The proposals discussed so far – __array_ufunc__ and some kind of asarray protocol – are clearly necessary but not sufficient for full duck typing support. We expect the need for additional protocols to support (at least) these features:

  • Concatenating duck arrays, which would be used internally by other array combining methods like stack/vstack/hstack. The implementation of concatenate will need to be negotiated among the list of array arguments. We expect to use an __array_concatenate__ protocol like __array_ufunc__ instead of multiple dispatch.
  • Ufunc-like functions that currently aren’t ufuncs. Many NumPy functions like median, percentile, sort, where and clip could be written as generalized ufuncs but currently aren’t. Either these functions should be written as ufuncs, or we should consider adding another generic wrapper mechanism that works similarly to ufuncs but makes fewer guarantees about how the implementation is done.
  • Random number generation with duck arrays, e.g., np.random.randn(). For example, we might want to add new APIs like random_like() for generating new arrays with a matching shape and type – though we’ll need to look at some real examples of how these functions are used to figure out what would be helpful.
  • Miscellaneous other functions such as np.einsum, np.zeros_like, and np.broadcast_to that don’t fall into any of the above categories.

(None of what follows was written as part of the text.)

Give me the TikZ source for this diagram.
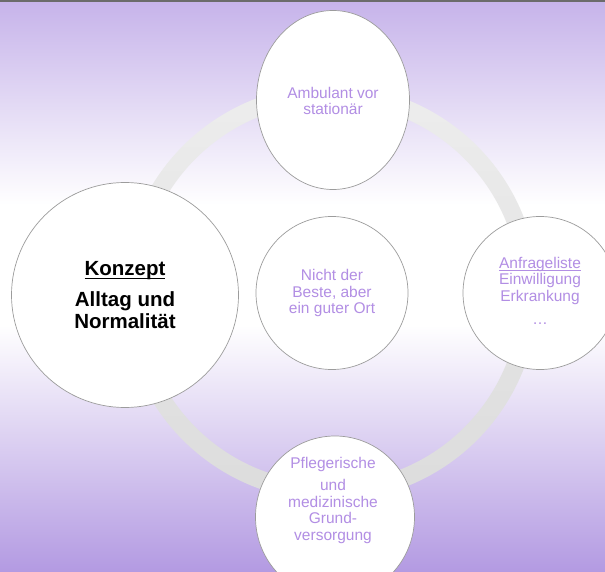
\documentclass[tikz,border=0pt]{standalone}
\usepackage{fontspec}
\setmainfont{Liberation Sans}
\usetikzlibrary{shapes.geometric}
\definecolor{bgtop}{HTML}{C6B3EA}
\definecolor{bgbot}{HTML}{B39AE2}
\definecolor{txtp}{HTML}{B28EE4}
\definecolor{edgec}{HTML}{9C9C9C}
\definecolor{ringtop}{HTML}{EDEDED}
\definecolor{ringbot}{HTML}{DCDCDC}
\newcommand\myunder[3]{\setbox0\hbox{#1}\rlap{\rule[#2]{\wd0}{#3}}\box0}
\tikzset{
  ball/.style={ellipse, draw=edgec, line width=0.7pt, fill=white, inner sep=0pt},
  ptxt/.style={font=\fontsize{15.5}{16.5}\selectfont, text=txtp, align=center, inner sep=0pt},
  ktxt/.style={font=\fontsize{20.5}{22}\selectfont\bfseries, text=black, align=center, inner sep=0pt}
}
\begin{document}
\begin{tikzpicture}[x=1pt,y=-1pt]
\useasboundingbox (0,0) rectangle (605,572);
\fill[white] (0,0) rectangle (605,572);
\shade[top color=bgtop, bottom color=white] (0,0) rectangle (605,205);
\shade[top color=white, bottom color=bgbot] (0,325) rectangle (605,572);
\fill[black!58] (0,0) rectangle (605,2);
% ring
\shade[top color=ringtop, bottom color=ringbot, even odd rule]
  (330,293) circle (208pt) (330,293) circle (190pt);
% circles
\node[ball, minimum width=227, minimum height=225] (konz) at (125,295) {};
\node[ball, minimum width=153, minimum height=179] (top) at (333,100) {};
\node[ball, minimum width=152, minimum height=153] (mid) at (332,293) {};
\node[ball, minimum width=154, minimum height=153] (right) at (540,293) {};
\node[ball, minimum width=159, minimum height=162] (bot) at (335,517) {};
% texts
\node[ktxt] (tk) at (125,295) {\myunder{Konzept}{-4pt}{1.6pt}\\[9pt]Alltag und\\Normalität};
\node[ptxt] (tt) at (333,101) {Ambulant vor\\stationär};
\node[ptxt] (tm) at (332,293) {Nicht der\\Beste, aber\\ein guter Ort};
\node[ptxt] (tr) at (540,291) {\myunder{Anfrageliste}{-3pt}{0.9pt}\\Einwilligung\\Erkrankung\\[7pt]…};
\node[ptxt] (tb) at (333,500) {Pflegerische\\[6pt]und\\medizinische\\Grund-\\versorgung};
\end{tikzpicture}
\end{document}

  • Checking mutability on duck arrays, which would imply that they support assignment with __setitem__ and the out argument to ufuncs. Many otherwise fine duck arrays are not easily mutable (for example, because they use some kinds of sparse or compressed storage, or are in read-only shared memory), and it turns out that frequently-used code like the default implementation of np.mean needs to check this (to decide whether it can re-use temporary arrays).

We intentionally do not describe exactly how to add support for these types of duck arrays here. These will be the subject of future NEPs.